• **Supplied material**

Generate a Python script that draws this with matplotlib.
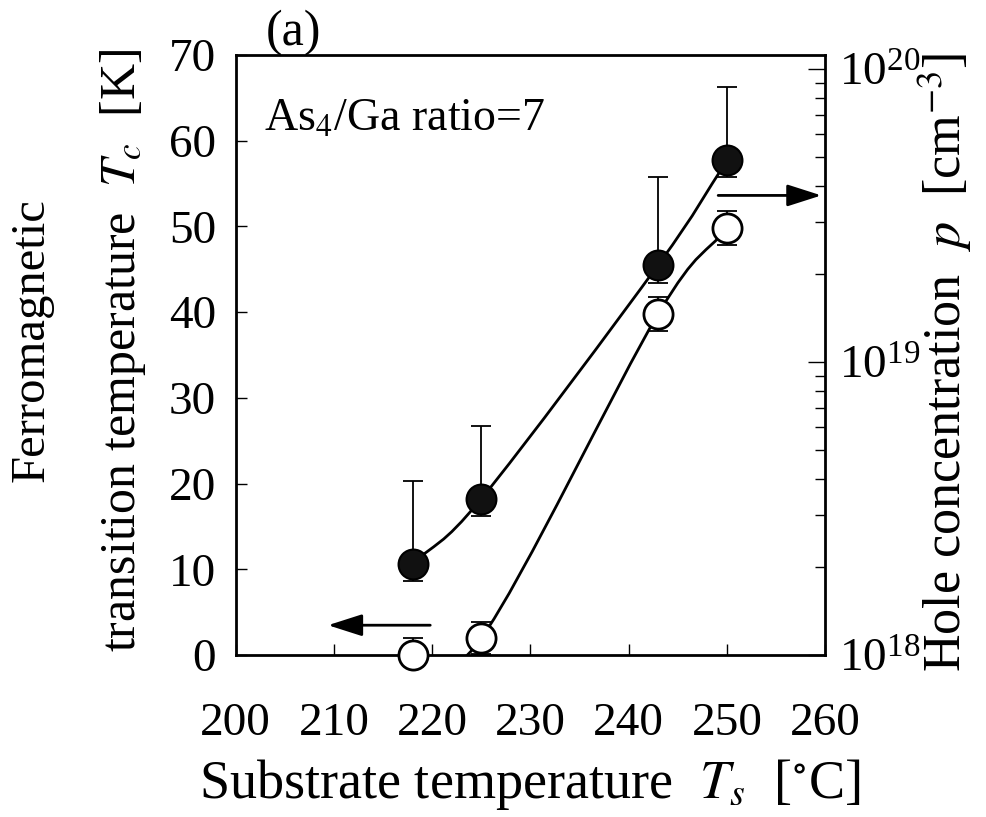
import numpy as np
import matplotlib
matplotlib.use("Agg")
import matplotlib.pyplot as plt
from matplotlib.path import Path
from matplotlib.patches import PathPatch
from matplotlib.ticker import LogLocator, NullFormatter

plt.rcParams['font.family'] = ['Liberation Serif', 'DejaVu Serif']
plt.rcParams['mathtext.fontset'] = 'stix'

# substrate temperature Ts [C]
ts = [218, 225, 243, 250]

# open circles: Curie temperature Tc [K] (left axis)
tc = [0.0, 2.0, 39.8, 49.8]
tc_err = [2.0, 1.9, 2.0, 2.0]

# filled circles: hole concentration p [cm^-3] (right axis)
p = [2.05e18, 3.42e18, 2.15e19, 4.88e19]
p_lo = [1.79e18, 2.99e18, 1.86e19, 4.30e19]
p_hi = [3.94e18, 6.04e18, 4.27e19, 8.67e19]


def smooth_path(x, y):
    # catmull-rom through the points, written as cubic bezier segments
    pts = np.column_stack([x, y]).astype(float)
    n = len(pts)
    tang = np.zeros_like(pts)
    tang[0] = pts[1] - pts[0]
    tang[-1] = pts[-1] - pts[-2]
    for i in range(1, n - 1):
        tang[i] = (pts[i + 1] - pts[i - 1]) / 2
    verts = [pts[0]]
    codes = [Path.MOVETO]
    for i in range(n - 1):
        verts += [pts[i] + tang[i] / 3, pts[i + 1] - tang[i + 1] / 3, pts[i + 1]]
        codes += [Path.CURVE4] * 3
    return np.array(verts), codes


fig = plt.figure(figsize=(9.86, 8.17), dpi=100)
ax = fig.add_axes([0.239, 0.198, 0.598, 0.735])
ax2 = ax.twinx()

# Tc curve (left axis)
v, c = smooth_path(ts, tc)
ax.add_patch(PathPatch(Path(v, c), fill=False, lw=2, color='black', zorder=3))
ax.errorbar(ts, tc, yerr=tc_err, fmt='none', ecolor='black', elinewidth=1.3,
            capsize=7, capthick=1.3, zorder=4)
ax.plot(ts, tc, 'o', ms=21, mfc='white', mec='black', mew=2, zorder=5, clip_on=False)

# p curve (right axis, log)
v, c = smooth_path(ts, np.log10(p))
v[:, 1] = 10 ** v[:, 1]
ax2.add_patch(PathPatch(Path(v, c), fill=False, lw=2, color='black', zorder=3))
p_arr = np.array(p)
ax2.errorbar(ts, p, yerr=[p_arr - np.array(p_lo), np.array(p_hi) - p_arr], fmt='none',
             ecolor='black', elinewidth=1.3, capsize=7, capthick=1.3, zorder=4)
ax2.plot(ts, p, 'o', ms=21.5, mfc='#111111', mec='black', mew=1.5, zorder=5)

ax.set_xlim(200, 260)
ax.set_ylim(0, 70)
ax.set_xticks(range(200, 261, 10))
ax.set_yticks(range(0, 71, 10))
ax2.set_yscale('log')
ax2.set_ylim(1e18, 1.12e20)
ax2.yaxis.set_major_locator(LogLocator(base=10, numticks=5))
ax2.yaxis.set_minor_locator(LogLocator(base=10, subs=np.arange(2, 10), numticks=20))
ax2.yaxis.set_minor_formatter(NullFormatter())

for s in ax.spines.values():
    s.set_linewidth(2)
for s in ax2.spines.values():
    s.set_visible(False)

ax.tick_params(direction='in', length=8, width=1, labelsize=34)
ax.tick_params(axis='x', pad=34)
ax.tick_params(axis='y', pad=14)
ax2.tick_params(which='major', direction='in', length=12, width=1, labelsize=34, pad=10)
ax2.tick_params(which='minor', direction='in', length=7, width=1)

# arrows pointing to each axis
arrow = dict(arrowstyle='-|>,head_length=1,head_width=0.32', lw=2, color='black',
             shrinkA=0, shrinkB=0, mutation_scale=21)
ax.annotate('', xy=(209.4, 3.5), xytext=(219.8, 3.5), arrowprops=arrow)
ax.annotate('', xy=(259.6, 53.6), xytext=(249.1, 53.6), arrowprops=arrow)

ax.text(202.9, 62.5, 'As$_4$/Ga ratio=7', fontsize=33, ha='left', va='center')
fig.text(293 / 986, 1 - 33 / 817, '(a)', fontsize=36, ha='center', va='center')

fig.text(32 / 986, 1 - 340 / 817, 'Ferromagnetic', fontsize=35, rotation=90,
         ha='center', va='center')
fig.text(123 / 986, 1 - 350 / 817, 'transition temperature  $T_c$  [K]', fontsize=36,
         rotation=90, ha='center', va='center')
fig.text(945 / 986, 1 - 362 / 817, 'Hole concentration  $p$  [cm$^{-3}$]', fontsize=37.5,
         rotation=90, ha='center', va='center')
fig.text(530 / 986, 1 - 785 / 817, 'Substrate temperature  $T_s$  [$^{\\circ}$C]',
         fontsize=39, ha='center', va='center')

fig.savefig('out.png', dpi=100)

• **What the task requires**
Go through the data above and transcribe it in full, omitting any image.

• **Exercise solution**
Generate a Python script that draws this with matplotlib.
import numpy as np
import matplotlib
matplotlib.use("Agg")
import matplotlib.pyplot as plt
from matplotlib.path import Path
from matplotlib.patches import PathPatch
from matplotlib.ticker import LogLocator, NullFormatter

plt.rcParams['font.family'] = ['Liberation Serif', 'DejaVu Serif']
plt.rcParams['mathtext.fontset'] = 'stix'

# substrate temperature Ts [C]
ts = [218, 225, 243, 250]

# open circles: Curie temperature Tc [K] (left axis)
tc = [0.0, 2.0, 39.8, 49.8]
tc_err = [2.0, 1.9, 2.0, 2.0]

# filled circles: hole concentration p [cm^-3] (right axis)
p = [2.05e18, 3.42e18, 2.15e19, 4.88e19]
p_lo = [1.79e18, 2.99e18, 1.86e19, 4.30e19]
p_hi = [3.94e18, 6.04e18, 4.27e19, 8.67e19]


def smooth_path(x, y):
    # catmull-rom through the points, written as cubic bezier segments
    pts = np.column_stack([x, y]).astype(float)
    n = len(pts)
    tang = np.zeros_like(pts)
    tang[0] = pts[1] - pts[0]
    tang[-1] = pts[-1] - pts[-2]
    for i in range(1, n - 1):
        tang[i] = (pts[i + 1] - pts[i - 1]) / 2
    verts = [pts[0]]
    codes = [Path.MOVETO]
    for i in range(n - 1):
        verts += [pts[i] + tang[i] / 3, pts[i + 1] - tang[i + 1] / 3, pts[i + 1]]
        codes += [Path.CURVE4] * 3
    return np.array(verts), codes


fig = plt.figure(figsize=(9.86, 8.17), dpi=100)
ax = fig.add_axes([0.239, 0.198, 0.598, 0.735])
ax2 = ax.twinx()

# Tc curve (left axis)
v, c = smooth_path(ts, tc)
ax.add_patch(PathPatch(Path(v, c), fill=False, lw=2, color='black', zorder=3))
ax.errorbar(ts, tc, yerr=tc_err, fmt='none', ecolor='black', elinewidth=1.3,
            capsize=7, capthick=1.3, zorder=4)
ax.plot(ts, tc, 'o', ms=21, mfc='white', mec='black', mew=2, zorder=5, clip_on=False)

# p curve (right axis, log)
v, c = smooth_path(ts, np.log10(p))
v[:, 1] = 10 ** v[:, 1]
ax2.add_patch(PathPatch(Path(v, c), fill=False, lw=2, color='black', zorder=3))
p_arr = np.array(p)
ax2.errorbar(ts, p, yerr=[p_arr - np.array(p_lo), np.array(p_hi) - p_arr], fmt='none',
             ecolor='black', elinewidth=1.3, capsize=7, capthick=1.3, zorder=4)
ax2.plot(ts, p, 'o', ms=21.5, mfc='#111111', mec='black', mew=1.5, zorder=5)

ax.set_xlim(200, 260)
ax.set_ylim(0, 70)
ax.set_xticks(range(200, 261, 10))
ax.set_yticks(range(0, 71, 10))
ax2.set_yscale('log')
ax2.set_ylim(1e18, 1.12e20)
ax2.yaxis.set_major_locator(LogLocator(base=10, numticks=5))
ax2.yaxis.set_minor_locator(LogLocator(base=10, subs=np.arange(2, 10), numticks=20))
ax2.yaxis.set_minor_formatter(NullFormatter())

for s in ax.spines.values():
    s.set_linewidth(2)
for s in ax2.spines.values():
    s.set_visible(False)

ax.tick_params(direction='in', length=8, width=1, labelsize=34)
ax.tick_params(axis='x', pad=34)
ax.tick_params(axis='y', pad=14)
ax2.tick_params(which='major', direction='in', length=12, width=1, labelsize=34, pad=10)
ax2.tick_params(which='minor', direction='in', length=7, width=1)

# arrows pointing to each axis
arrow = dict(arrowstyle='-|>,head_length=1,head_width=0.32', lw=2, color='black',
             shrinkA=0, shrinkB=0, mutation_scale=21)
ax.annotate('', xy=(209.4, 3.5), xytext=(219.8, 3.5), arrowprops=arrow)
ax.annotate('', xy=(259.6, 53.6), xytext=(249.1, 53.6), arrowprops=arrow)

ax.text(202.9, 62.5, 'As$_4$/Ga ratio=7', fontsize=33, ha='left', va='center')
fig.text(293 / 986, 1 - 33 / 817, '(a)', fontsize=36, ha='center', va='center')

fig.text(32 / 986, 1 - 340 / 817, 'Ferromagnetic', fontsize=35, rotation=90,
         ha='center', va='center')
fig.text(123 / 986, 1 - 350 / 817, 'transition temperature  $T_c$  [K]', fontsize=36,
         rotation=90, ha='center', va='center')
fig.text(945 / 986, 1 - 362 / 817, 'Hole concentration  $p$  [cm$^{-3}$]', fontsize=37.5,
         rotation=90, ha='center', va='center')
fig.text(530 / 986, 1 - 785 / 817, 'Substrate temperature  $T_s$  [$^{\\circ}$C]',
         fontsize=39, ha='center', va='center')

fig.savefig('out.png', dpi=100)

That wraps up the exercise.